How to use Pricing to improve customer loyalty

Who doesn’t love shopping somewhere that you feel like you got a great experience? We go back to restaurants where the servers were great, the food was extraordinary, or the bartender made the drinks a little stronger.

This can be difficult to do in an online shopping experience. You can build a great website, give people a great experience, but customer loyalty is more difficult without a personal touch. So how can you provide that personal touch?

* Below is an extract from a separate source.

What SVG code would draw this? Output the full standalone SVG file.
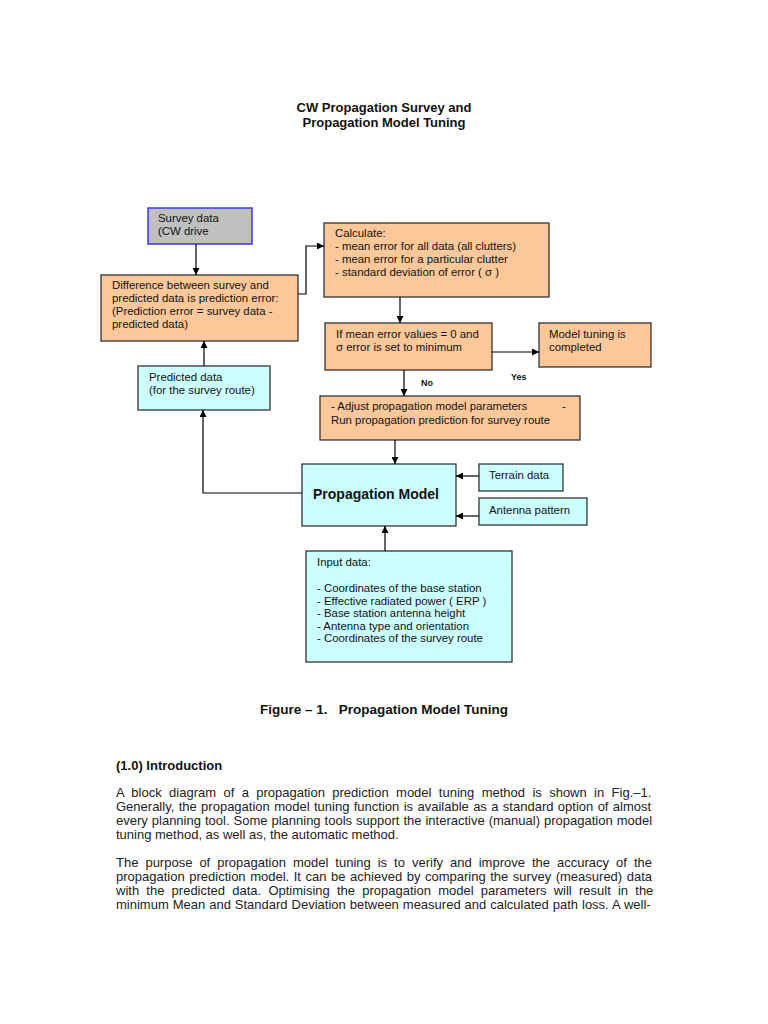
<svg xmlns="http://www.w3.org/2000/svg" width="768" height="1024" viewBox="0 0 768 1024">
<defs>
<marker id="ah" viewBox="0 0 10 10" refX="10" refY="5" markerWidth="7" markerHeight="7" orient="auto" markerUnits="userSpaceOnUse"><path d="M0,0 L10,5 L0,10 z" fill="#000"/></marker>
<style>
text{font-family:"Liberation Sans",Arial,sans-serif;fill:#111}
.t{font-size:11.4px}
.b{font-weight:bold}
.p{font-size:13px;fill:#222}
.peach{fill:#fcc899;stroke:#333;stroke-width:1.3}
.cyan{fill:#ccffff;stroke:#333;stroke-width:1.3}
.gray{fill:#c0c0c0;stroke:#3838e0;stroke-width:1.5}
.c{fill:none;stroke:#000;stroke-width:1.2}
</style>
</defs>
<rect width="768" height="1024" fill="#fff"/>
<text class="b" x="384" y="112" font-size="13" text-anchor="middle">CW Propagation Survey and</text>
<text class="b" x="384" y="127" font-size="13" text-anchor="middle">Propagation Model Tuning</text>

<g id="survey"><rect class="gray" x="148" y="208" width="104" height="36"/><text class="t" x="158" y="222">Survey data</text><text class="t" x="158" y="235">(CW drive</text></g>
<g id="difference"><rect class="peach" x="101" y="275" width="197" height="66"/><text class="t" x="112" y="289">Difference between survey and</text><text class="t" x="112" y="302">predicted data is prediction error:</text><text class="t" x="112" y="315">(Prediction error = survey data -</text><text class="t" x="112" y="328">predicted data)</text></g>
<g id="calculate"><rect class="peach" x="324" y="223" width="225" height="74"/><text class="t" x="335" y="237">Calculate:</text><text class="t" x="335" y="250">- mean error for all data (all clutters)</text><text class="t" x="335" y="263">- mean error for a particular clutter</text><text class="t" x="335" y="276">- standard deviation of error ( σ )</text></g>
<g id="condition"><rect class="peach" x="325" y="323" width="167" height="47"/><text class="t" x="336" y="338">If mean error values = 0 and</text><text class="t" x="336" y="351">σ error is set to minimum</text></g>
<g id="completed"><rect class="peach" x="539" y="323" width="112" height="44"/><text class="t" x="549" y="338">Model tuning is</text><text class="t" x="549" y="351">completed</text></g>
<g id="adjust"><rect class="peach" x="320" y="396" width="260" height="44"/><text class="t" x="331" y="410">- Adjust propagation model parameters</text><text class="t" x="562" y="410">-</text><text class="t" x="331" y="424">Run propagation prediction for survey route</text></g>
<g id="predicted"><rect class="cyan" x="138" y="366" width="132" height="44"/><text class="t" x="149" y="381">Predicted data</text><text class="t" x="149" y="394">(for the survey route)</text></g>
<g id="model"><rect class="cyan" x="302" y="464" width="154" height="62"/><text class="b" x="376" y="499" font-size="14" text-anchor="middle">Propagation Model</text></g>
<g id="terrain"><rect class="cyan" x="479" y="464" width="84" height="27"/><text class="t" x="489" y="479">Terrain data</text></g>
<g id="antenna"><rect class="cyan" x="479" y="498" width="108" height="27"/><text class="t" x="489" y="514">Antenna pattern</text></g>
<g id="input"><rect class="cyan" x="306" y="551" width="206" height="111"/><text class="t" x="317" y="566">Input data:</text><text class="t" x="317" y="592">- Coordinates of the base station</text><text class="t" x="317" y="605">- Effective radiated power  ( ERP )</text><text class="t" x="317" y="617">- Base station antenna height</text><text class="t" x="317" y="630">- Antenna type and orientation</text><text class="t" x="317" y="642">- Coordinates of the survey route</text></g>

<g id="connectors">
<path class="c" d="M196,244 V275" marker-end="url(#ah)"/>
<path class="c" d="M298,294 H306 V246 H324" marker-end="url(#ah)"/>
<path class="c" d="M400,297 V323" marker-end="url(#ah)"/>
<path class="c" d="M492,352 H539" marker-end="url(#ah)"/>
<path class="c" d="M404,370 V396" marker-end="url(#ah)"/>
<path class="c" d="M395,440 V464" marker-end="url(#ah)"/>
<path class="c" d="M479,476 H456" marker-end="url(#ah)"/>
<path class="c" d="M479,516 H456" marker-end="url(#ah)"/>
<path class="c" d="M385,551 V526" marker-end="url(#ah)"/>
<path class="c" d="M302,493 H203 V410" marker-end="url(#ah)"/>
<path class="c" d="M204,366 V341" marker-end="url(#ah)"/>
<text class="b" x="421" y="386" font-size="9">No</text>
<text class="b" x="511" y="380" font-size="9">Yes</text>
</g>

<text class="b" x="384" y="714" font-size="13.5" text-anchor="middle" xml:space="preserve">Figure – 1.   Propagation Model Tuning</text>
<text class="b" x="116" y="770" font-size="13">(1.0) Introduction</text>
<text class="p" x="116" y="797" word-spacing="3.77">A block diagram of a propagation prediction model tuning method is shown in Fig.–1.</text>
<text class="p" x="116" y="811" word-spacing="0.77">Generally, the propagation model tuning function is available as a standard option of almost</text>
<text class="p" x="116" y="825" word-spacing="0.38">every planning tool. Some planning tools support the interactive (manual) propagation model</text>
<text class="p" x="116" y="839">tuning method, as well as, the automatic method.</text>
<text class="p" x="116" y="867" word-spacing="3.39">The purpose of propagation model tuning is to verify and improve the accuracy of the</text>
<text class="p" x="116" y="881" word-spacing="0.95">propagation prediction model. It can be achieved by comparing the survey (measured) data</text>
<text class="p" x="116" y="895" word-spacing="3.59">with the predicted data. Optimising the propagation model parameters will result in the</text>
<text class="p" x="116" y="909" word-spacing="0.35">minimum Mean and Standard Deviation between measured and calculated path loss. A well-</text>
</svg>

One way is to create pricing that is geared toward customer loyalty. A way to encourage folks to keep coming back. Even blanket pricing can be one-upped by making the

Membership Programs

Everyone has a membership program. This is nothing new. In fact I get sick of tracking my membership cards in a wallet and had to get an app to manage them on my phone. If you’re going to offer a membership program, you better make the benefits great.

There’s a couple of ways of going about this. We’ll look at 2 different examples. One is a free version and one is a paid version.

For the free version let’s take a look at MPerks. This is the “membership program” for Meijer stores here in the Midwest. They offer coupons on products, as well as cart discounts. ($3 off your entire next cart after you spend a specific amount of money) In turn they get your buying habits and your phone number. You can download the app to track said coupons.

Are the savings huge? Not really. But any savings is great if it doesn’t cost you any money to sign up right?

Now on the flip side there are pay-to-join memberships. We’re all familiar with Amazon Prime. But other folks have jumped into this realm as well. If you’re an avid tool buyer (which I am) you may have joined a place like Harbor Freight’s Inside Track Club.

They offer a once a year membership that costs about $30 to join. You get a lot more benefits than you would by just being a return customer. In this model, because the buyer has skin in the game ($30 is $30, right?) they’re probably going to shop more to make their investment pay off more.

Either way you can offer a membership program that gives your returning customers something to come back for.

Previous Customer Sales

This doesn’t stray too far from a membership program, by offering previous customers who’ve given over some level of data a sale that only they get the code to. But to take it a little further creating a previous customer sale that’s based on purchasing (or browsing) habits – that’s where you hit a sweet spot. The Kroger app is a perfect example of this.

This is, of course easier to do when what you’re selling is a consumer product. We all need laundry detergent, or as you can see from my healthy eating habits, Monsters, quite frequently. But what about larger ticket items?

Using browsing habits, wish lists, and genre based products to bring a customer back into the store is an easy way for e-commerce stores to get you back. Purchased an angle grinder or a band saw? You probably won’t be buying them again any time soon, but you will be buying grinding wheels and blades. Or in the case of a company like Jegs, they know I own a Chevy truck – so what do they send me, parts for Chevy trucks.

I’m not going to be buying a cylinder head for a small block Ford, so why send me them? All my purchase history with them has been for GM products. It’s smart marketing based on what I own.

Rewards Points

The last way you can keep return customers is through rewards points. It’s not so much about pricing as it is offering them money or money off products by frequenting your business. If you’ve ever shopped at Speedway or Kroger, they use these point systems to get either money off your fuel purchase (Kroger), or free items (Speedway).

There’s a level of return customer frequency that’s required in a rewards point tactic. If someone shops for your items once a year, it’s probably not going to be of much benefit to them. If it’s a daily convenience item, this is probably more applicable.

Why Can’t Folks Just Be Loyal?

You’ve already done a great job of creating a store, online or off, that has great user experience, has a fast checkout process, etc etc. so why would anyone shop anywhere else? Well, mainly because of money. Your competitors are going to build that same kind of website or store. If they’re cheaper, why would they stay with you?

Loyalty is a two way street. Without offering something that is a benefit to your shoppers to come back, how are you showing them loyalty? 70% of businesses also say that it’s cheaper to retain a customer than to get a new one. So if you’re not doing what it takes to keep them, it’s going to be costing your business more in the long run.